## TASK STATEMENT
Skip pictures; extract every line from the one with "What React, TypeScript" through the one with "const yTicks = [1000, 2000, 3000, 4000];", exactly as written.

==== DATA PROVIDED

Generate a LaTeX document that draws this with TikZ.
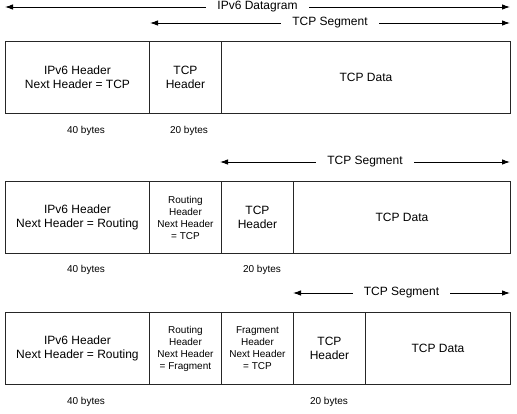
\documentclass[tikz,border=0pt]{standalone}
\usepackage{fontspec}
\setmainfont{Liberation Sans}
\usetikzlibrary{arrows.meta}
\begin{document}
\begin{tikzpicture}[x=1pt,y=-1pt,
  cell/.style={draw=black!85, line width=0.9pt, minimum height=72pt, inner sep=0pt, anchor=north west, align=center, font=\fontsize{12}{14}\selectfont},
  smallcell/.style={cell, font=\fontsize{10}{12}\selectfont},
  dimarrow/.style={line width=0.9pt, {Latex[length=8pt,width=5.5pt]}-{Latex[length=8pt,width=5.5pt]}},
  dimlabel/.style={fill=white, inner xsep=11pt, inner ysep=1pt, font=\fontsize{12}{14}\selectfont},
  bytes/.style={font=\fontsize{10}{12}\selectfont, inner sep=0pt}]
\useasboundingbox (0,0) rectangle (517,413);
% top arrows
\coordinate (d1l) at (5,7); \coordinate (d1r) at (510,7);
\draw[dimarrow] (d1l) -- (d1r) node[dimlabel, midway] (d1t) {IPv6 Datagram};
\coordinate (s1l) at (150,23); \coordinate (s1r) at (510,23);
\draw[dimarrow] (s1l) -- (s1r) node[dimlabel, midway] (s1t) {TCP Segment};
% row 1
\node[cell, minimum width=144pt] (a1) at (5,41) {IPv6 Header\\Next Header = TCP};
\node[cell, minimum width=72pt] (a2) at (149,41) {TCP\\Header};
\node[cell, minimum width=289pt] (a3) at (221,41) {TCP Data};
\node[bytes] (a1b) at (86,131) {40 bytes};
\node[bytes] (a2b) at (189,131) {20 bytes};
% row 2
\coordinate (s2l) at (220,162); \coordinate (s2r) at (510,162);
\draw[dimarrow] (s2l) -- (s2r) node[dimlabel, midway] (s2t) {TCP Segment};
\node[cell, minimum width=144pt] (b1) at (5,181) {IPv6 Header\\Next Header = Routing};
\node[smallcell, minimum width=72pt] (b2) at (149,181) {Routing\\Header\\Next Header\\= TCP};
\node[cell, minimum width=72pt] (b3) at (221,181) {TCP\\Header};
\node[cell, minimum width=217pt] (b4) at (293,181) {TCP Data};
\node[bytes] (b1b) at (86,270) {40 bytes};
\node[bytes] (b3b) at (262,270) {20 bytes};
% row 3
\coordinate (s3l) at (293,293); \coordinate (s3r) at (510,293);
\draw[dimarrow] (s3l) -- (s3r) node[dimlabel, midway] (s3t) {TCP Segment};
\node[cell, minimum width=144pt] (c1) at (5,312) {IPv6 Header\\Next Header = Routing};
\node[smallcell, minimum width=72pt] (c2) at (149,312) {Routing\\Header\\Next Header\\= Fragment};
\node[smallcell, minimum width=72pt] (c3) at (221,312) {Fragment\\Header\\Next Header\\= TCP};
\node[cell, minimum width=72pt] (c4) at (293,312) {TCP\\Header};
\node[cell, minimum width=145pt] (c5) at (365,312) {TCP Data};
\node[bytes] (c1b) at (86,402) {40 bytes};
\node[bytes] (c4b) at (329,402) {20 bytes};
\end{tikzpicture}
\end{document}
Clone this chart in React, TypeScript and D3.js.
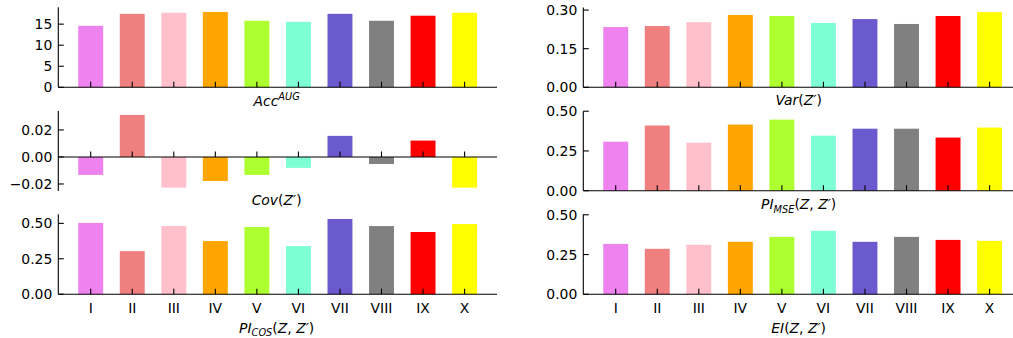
import * as d3 from 'd3';

// bar categories and their colours
const categories = ['I', 'II', 'III', 'IV', 'V', 'VI', 'VII', 'VIII', 'IX', 'X'];
const colors = ['#ee82ee', '#f08080', '#ffc0cb', '#ffa500', '#adff2f', '#7fffd4', '#6a5acd', '#808080', '#ff0000', '#ffff00'];

// series values
const accAug = [14.6, 17.45, 17.7, 17.9, 15.8, 15.55, 17.45, 15.8, 17.0, 17.7];
const cov = [-0.0133, 0.0311, -0.0227, -0.0178, -0.0133, -0.0081, 0.0156, -0.0052, 0.0121, -0.0227];
const piCos = [0.503, 0.304, 0.481, 0.375, 0.474, 0.34, 0.531, 0.481, 0.439, 0.495];
const variance = [0.234, 0.238, 0.253, 0.281, 0.277, 0.25, 0.265, 0.246, 0.277, 0.292];
const piMse = [0.308, 0.41, 0.302, 0.416, 0.447, 0.346, 0.39, 0.39, 0.334, 0.397];
const ei = [0.317, 0.286, 0.311, 0.33, 0.361, 0.399, 0.33, 0.361, 0.342, 0.336];

// y tick values
const accTicks = [0, 5, 10, 15];
const covTicks = [-0.02, 0, 0.02];
const halfTicks = [0, 0.25, 0.5];
const varTicks = [0, 0.15, 0.3];

type Part = [string, 'i' | 'r' | 'sub' | 'sup'];

const FONT = 'DejaVu Sans, sans-serif';
const FS = 13.9;
const SMALL = 9.8;

const cols = [
  { x0: 58.3, x1: 497 },
  { x0: 583.3, x1: 1022 },
];

const panels = [
  { values: accAug, ticks: accTicks, domain: [0, 19.0], col: 0, top: 7.3, bottom: 87.3, fmt: d3.format('d'), labelY: 105.8, showX: false,
    label: [['Acc', 'i'], ['AUG', 'sup']] as Part[] },
  { values: cov, ticks: covTicks, domain: [-0.0252, 0.034], col: 0, top: 111, bottom: 191, fmt: d3.format('.2f'), labelY: 204.5, showX: false,
    label: [['Cov', 'i'], ['(', 'r'], ['Z′', 'i'], [')', 'r']] as Part[] },
  { values: piCos, ticks: halfTicks, domain: [0, 0.564], col: 0, top: 214.3, bottom: 294.2, fmt: d3.format('.2f'), labelY: 332.5, showX: true,
    label: [['PI', 'i'], ['COS', 'sub'], ['(', 'r'], ['Z', 'i'], [', ', 'r'], ['Z′', 'i'], [')', 'r']] as Part[] },
  { values: variance, ticks: varTicks, domain: [0, 0.31], col: 1, top: 7.5, bottom: 87.3, fmt: d3.format('.2f'), labelY: 105.2, showX: false,
    label: [['Var', 'i'], ['(', 'r'], ['Z′', 'i'], [')', 'r']] as Part[] },
  { values: piMse, ticks: halfTicks, domain: [0, 0.5], col: 1, top: 111.2, bottom: 190.7, fmt: d3.format('.2f'), labelY: 209.3, showX: false,
    label: [['PI', 'i'], ['MSE', 'sub'], ['(', 'r'], ['Z', 'i'], [', ', 'r'], ['Z′', 'i'], [')', 'r']] as Part[] },
  { values: ei, ticks: halfTicks, domain: [0, 0.503], col: 1, top: 214.3, bottom: 294.3, fmt: d3.format('.2f'), labelY: 332.8, showX: true,
    label: [['EI', 'i'], ['(', 'r'], ['Z', 'i'], [', ', 'r'], ['Z′', 'i'], [')', 'r']] as Part[] },
];

function MathLabel({ x, y, parts }: { x: number; y: number; parts: Part[] }) {
  let shift = 0;
  return (
    <text x={x} y={y} textAnchor="middle" fontFamily={FONT} fontSize={FS} fill="#000">
      {parts.map(([t, kind], i) => {
        const target = kind === 'sub' ? 3.5 : kind === 'sup' ? -6 : 0;
        const dy = target - shift;
        shift = target;
        return (
          <tspan key={i} dy={dy} fontStyle={kind === 'r' ? 'normal' : 'italic'}
            fontSize={kind === 'sub' || kind === 'sup' ? SMALL : FS}>
            {t}
          </tspan>
        );
      })}
    </text>
  );
}

function Panel({ p }: { p: (typeof panels)[number] }) {
  const c = cols[p.col];
  const x = d3.scaleLinear().domain([-0.78, categories.length - 1 + 0.78]).range([c.x0, c.x1]);
  const y = d3.scaleLinear().domain(p.domain).range([p.bottom, p.top]);
  const bw = x(0.3) - x(-0.3);
  const y0 = y(0);
  const tickLen = 5.5;
  return (
    <g>
      {p.values.map((v, i) => (
        <rect key={i} x={x(i) - bw / 2} y={Math.min(y(v), y0)} width={bw}
          height={Math.abs(y(v) - y0)} fill={colors[i]} />
      ))}
      {/* x ticks, pointing inward */}
      {categories.map((cat, i) => (
        <g key={cat}>
          <line x1={x(i)} x2={x(i)} y1={y0} y2={y0 - tickLen} stroke="#000" strokeWidth={1.1} />
          {p.showX && (
            <text x={x(i)} y={y0 + 19} textAnchor="middle" fontFamily={FONT} fontSize={FS} fill="#000">{cat}</text>
          )}
        </g>
      ))}
      {/* y ticks */}
      {p.ticks.map((t) => (
        <g key={t}>
          <line x1={c.x0} x2={c.x0 + tickLen} y1={y(t)} y2={y(t)} stroke="#000" strokeWidth={1.1} />
          <text x={c.x0 - 6} y={y(t)} dy="0.36em" textAnchor="end" fontFamily={FONT} fontSize={FS} fill="#000">
            {p.fmt(t)}
          </text>
        </g>
      ))}
      <line x1={c.x0} x2={c.x0} y1={p.top} y2={p.bottom} stroke="#000" strokeWidth={1.1} />
      <line x1={c.x0} x2={c.x1} y1={y0} y2={y0} stroke="#000" strokeWidth={1.1} />
      <MathLabel x={(c.x0 + c.x1) / 2 - (p.col === 1 ? 4 : 1)} y={p.labelY} parts={p.label} />
    </g>
  );
}

export default function App() {
  return (
    <svg width={1013} height={338} style={{ position: 'absolute', left: 0, top: 0, background: '#fff' }}>
      <rect width={1013} height={338} fill="#fff" />
      {panels.map((p, i) => <Panel key={i} p={p} />)}
    </svg>
  );
}
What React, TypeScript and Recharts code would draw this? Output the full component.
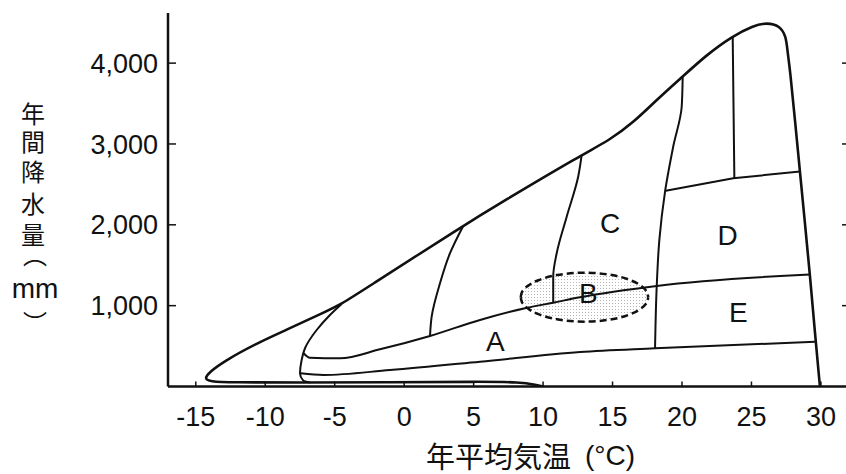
import React from 'react';
import { ComposedChart, Line, Area, XAxis, YAxis, ReferenceDot, ReferenceLine } from 'recharts';

const xTicks = [-15, -10, -5, 0, 5, 10, 15, 20, 25, 30];
const yTicks = [1000, 2000, 3000, 4000];

// outer edge: bottom edge right->left, round the tip, up the slope, over the peak, down to 30°C
const outerEdge = [
  { t: 9.99, p: 0 },
  { t: 9.54, p: 19 },
  { t: 8.34, p: 55 },
  { t: 5.46, p: 60 },
  { t: -1.04, p: 52 },
  { t: -7.5, p: 48 },
  { t: -12.54, p: 50 },
  { t: -13.98, p: 62 },
  { t: -14.4, p: 95 },
  { t: -13.98, p: 183 },
  { t: -13.02, p: 307 },
  { t: -10.62, p: 535 },
  { t: -8.22, p: 720 },
  { t: -5.82, p: 913 },
  { t: -4.5, p: 1021 },
  { t: -2.94, p: 1194 },
  { t: 4.23, p: 1986 },
  { t: 6.9, p: 2267 },
  { t: 12.78, p: 2865 },
  { t: 14.82, p: 3051 },
  { t: 16.47, p: 3261 },
  { t: 18.18, p: 3546 },
  { t: 20.05, p: 3834 },
  { t: 21.78, p: 4103 },
  { t: 23.58, p: 4329 },
  { t: 25.13, p: 4462 },
  { t: 26.1, p: 4502 },
  { t: 27.05, p: 4462 },
  { t: 27.49, p: 4329 },
  { t: 27.58, p: 4164 },
  { t: 27.78, p: 3917 },
  { t: 28.13, p: 3298 },
  { t: 28.49, p: 2658 },
  { t: 28.85, p: 2024 },
  { t: 29.21, p: 1380 },
  { t: 29.57, p: 662 },
  { t: 29.93, p: 0 },
];

const coldEdge = [
  { t: -4.5, p: 1021 },
  { t: -5.34, p: 885 },
  { t: -6.3, p: 699 },
  { t: -7.14, p: 473 },
  { t: -7.38, p: 328 },
  { t: -7.5, p: 163 },
  { t: -7.26, p: 72 },
  { t: -6.78, p: 50 },
];

const forestEdge = [
  { t: -7.24, p: 412 },
  { t: -6.78, p: 356 },
  { t: -4.62, p: 349 },
  { t: -1.74, p: 460 },
  { t: 1.86, p: 625 },
  { t: 5.46, p: 823 },
  { t: 8.7, p: 968 },
  { t: 10.73, p: 1037 },
  { t: 12.66, p: 1104 },
  { t: 18.18, p: 1244 },
  { t: 29.21, p: 1386 },
];

const dryEdge = [
  { t: -7.45, p: 163 },
  { t: -5.82, p: 142 },
  { t: -1.02, p: 204 },
  { t: 5.46, p: 307 },
  { t: 12.66, p: 427 },
  { t: 18.06, p: 473 },
  { t: 29.57, p: 554 },
];

const line4 = [
  { t: 4.25, p: 1986 },
  { t: 3.3, p: 1649 },
  { t: 2.58, p: 1277 },
  { t: 1.98, p: 864 },
  { t: 1.86, p: 625 },
];

const line10 = [
  { t: 12.78, p: 2865 },
  { t: 12.53, p: 2597 },
  { t: 11.7, p: 2101 },
  { t: 10.98, p: 1649 },
  { t: 10.73, p: 1359 },
  { t: 10.73, p: 1037 },
];

const line18 = [
  { t: 20.05, p: 3834 },
  { t: 19.98, p: 3463 },
  { t: 19.37, p: 2968 },
  { t: 18.78, p: 2411 },
  { t: 18.37, p: 1813 },
  { t: 18.18, p: 1235 },
  { t: 18.06, p: 473 },
];

const dTop = [
  { t: 18.83, p: 2420 },
  { t: 23.69, p: 2577 },
  { t: 28.5, p: 2658 },
];

const line24 = [
  { t: 23.65, p: 4329 },
  { t: 23.77, p: 2577 },
];

const ellipseB = [
  { t: 8.39, lo: 1105, hi: 1105 },
  { t: 8.45, lo: 1056, hi: 1154 },
  { t: 8.6, lo: 1014, hi: 1196 },
  { t: 9.0, lo: 954, hi: 1256 },
  { t: 9.8, lo: 887, hi: 1323 },
  { t: 11.0, lo: 832, hi: 1378 },
  { t: 12.98, lo: 802, hi: 1408 },
  { t: 14.96, lo: 832, hi: 1378 },
  { t: 16.16, lo: 887, hi: 1323 },
  { t: 16.96, lo: 954, hi: 1256 },
  { t: 17.36, lo: 1014, hi: 1196 },
  { t: 17.51, lo: 1056, hi: 1154 },
  { t: 17.57, lo: 1105, hi: 1105 },
];

const regionLabels = [
  { name: 'A', t: 6.56, p: 562 },
  { name: 'B', t: 13.25, p: 1153 },
  { name: 'C', t: 14.82, p: 2020 },
  { name: 'D', t: 23.29, p: 1875 },
  { name: 'E', t: 24.05, p: 926 },
];

const INK = '#111';
const LATIN = "'Liberation Sans', Arial, sans-serif";
const CJK = "'Noto Sans CJK JP', sans-serif";

const tickStyle = { fontSize: 27, fill: INK, fontFamily: LATIN };

const curves = [
  { key: 'outer', data: outerEdge, type: 'basis', w: 2.6 },
  { key: 'cold', data: coldEdge, type: 'monotoneY', w: 2 },
  { key: 'forest', data: forestEdge, type: 'monotone', w: 2 },
  { key: 'dry', data: dryEdge, type: 'monotone', w: 2 },
  { key: 'l4', data: line4, type: 'monotoneY', w: 2 },
  { key: 'l10', data: line10, type: 'monotoneY', w: 2 },
  { key: 'l18', data: line18, type: 'monotoneY', w: 2 },
  { key: 'dtop', data: dTop, type: 'linear', w: 2 },
  { key: 'l24', data: line24, type: 'linear', w: 2 },
] as const;

export default function App() {
  return (
    <div
      style={{
        position: 'absolute',
        left: 0,
        top: 0,
        width: 846,
        height: 474,
        overflow: 'hidden',
        background: '#fff',
      }}
    >
      <svg width={0} height={0} style={{ position: 'absolute' }}>
        <defs>
          <pattern id="stipple" width="3" height="3" patternUnits="userSpaceOnUse">
            <rect x="0" y="0" width="1" height="1" fill="#b4b4b4" />
          </pattern>
        </defs>
      </svg>
      <ComposedChart width={848} height={474} margin={{ top: 13, right: 0, bottom: 0.5, left: 0 }}>
        <XAxis
          type="number"
          dataKey="t"
          domain={[-17, 31.95]}
          ticks={xTicks}
          allowDataOverflow
          interval={0}
          height={87}
          tickSize={-5}
          tickMargin={25}
          axisLine={{ stroke: INK, strokeWidth: 2.5 }}
          tickLine={{ stroke: INK, strokeWidth: 1.5 }}
          tick={tickStyle}
        />
        <YAxis
          type="number"
          domain={[0, 4620]}
          ticks={yTicks}
          allowDataOverflow
          interval={0}
          width={168}
          tickSize={-8}
          tickMargin={18}
          tickFormatter={(v: number) => v.toLocaleString('en-US')}
          axisLine={{ stroke: INK, strokeWidth: 2.5 }}
          tickLine={{ stroke: INK, strokeWidth: 1.5 }}
          tick={tickStyle}
        />
        {/* short tick marks of the right-hand frame, at the edge of the picture */}
        {yTicks.map((v) => (
          <ReferenceLine
            key={`rt-${v}`}
            ifOverflow="visible"
            segment={[
              { x: 31.52, y: v },
              { x: 31.95, y: v },
            ]}
            stroke={INK}
            strokeWidth={1.5}
          />
        ))}
        <Area
          data={ellipseB}
          dataKey={(d: { lo: number; hi: number }) => [d.lo, d.hi]}
          type="monotone"
          fill="url(#stipple)"
          fillOpacity={1}
          stroke={INK}
          strokeWidth={2.5}
          strokeDasharray="7 4"
          dot={false}
          activeDot={false}
          isAnimationActive={false}
        />
        {curves.map((c) => (
          <Line
            key={c.key}
            data={c.data as any}
            dataKey="p"
            type={c.type as any}
            stroke={INK}
            strokeWidth={c.w}
            dot={false}
            activeDot={false}
            isAnimationActive={false}
          />
        ))}
        {regionLabels.map((l) => (
          <ReferenceDot
            key={l.name}
            x={l.t}
            y={l.p}
            r={0}
            stroke="none"
            fill="none"
            label={{ value: l.name, position: 'center', fontSize: 28, fill: INK, fontFamily: LATIN }}
          />
        ))}
      </ComposedChart>
      <svg
        width={846}
        height={474}
        style={{ position: 'absolute', left: 0, top: 0, pointerEvents: 'none' }}
      >
        <g fill={INK} dominantBaseline="central">
          <g textAnchor="middle">
            <text x={33} y={112} fontSize={24} fontFamily={CJK}>年</text>
            <text x={33} y={140} fontSize={24} fontFamily={CJK}>間</text>
            <text x={33} y={170} fontSize={24} fontFamily={CJK}>降</text>
            <text x={33} y={202} fontSize={24} fontFamily={CJK}>水</text>
            <text x={33} y={233} fontSize={24} fontFamily={CJK}>量</text>
            <text x={35} y={253} fontSize={24} fontFamily={CJK}>︵</text>
            <text x={35} y={288} fontSize={28} fontFamily={LATIN}>mm</text>
            <text x={35} y={321} fontSize={24} fontFamily={CJK}>︶</text>
          </g>
          <text x={571} y={455} textAnchor="end" fontSize={29} fontFamily={CJK}>年平均気温</text>
          <text x={585} y={455} textAnchor="start" fontSize={28} fontFamily={LATIN}>(°C)</text>
        </g>
      </svg>
    </div>
  );
}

========

## RESPONSE FOR THIS EXERCISE
What React, TypeScript and Recharts code would draw this? Output the full component.
import React from 'react';
import { ComposedChart, Line, Area, XAxis, YAxis, ReferenceDot, ReferenceLine } from 'recharts';

const xTicks = [-15, -10, -5, 0, 5, 10, 15, 20, 25, 30];
const yTicks = [1000, 2000, 3000, 4000];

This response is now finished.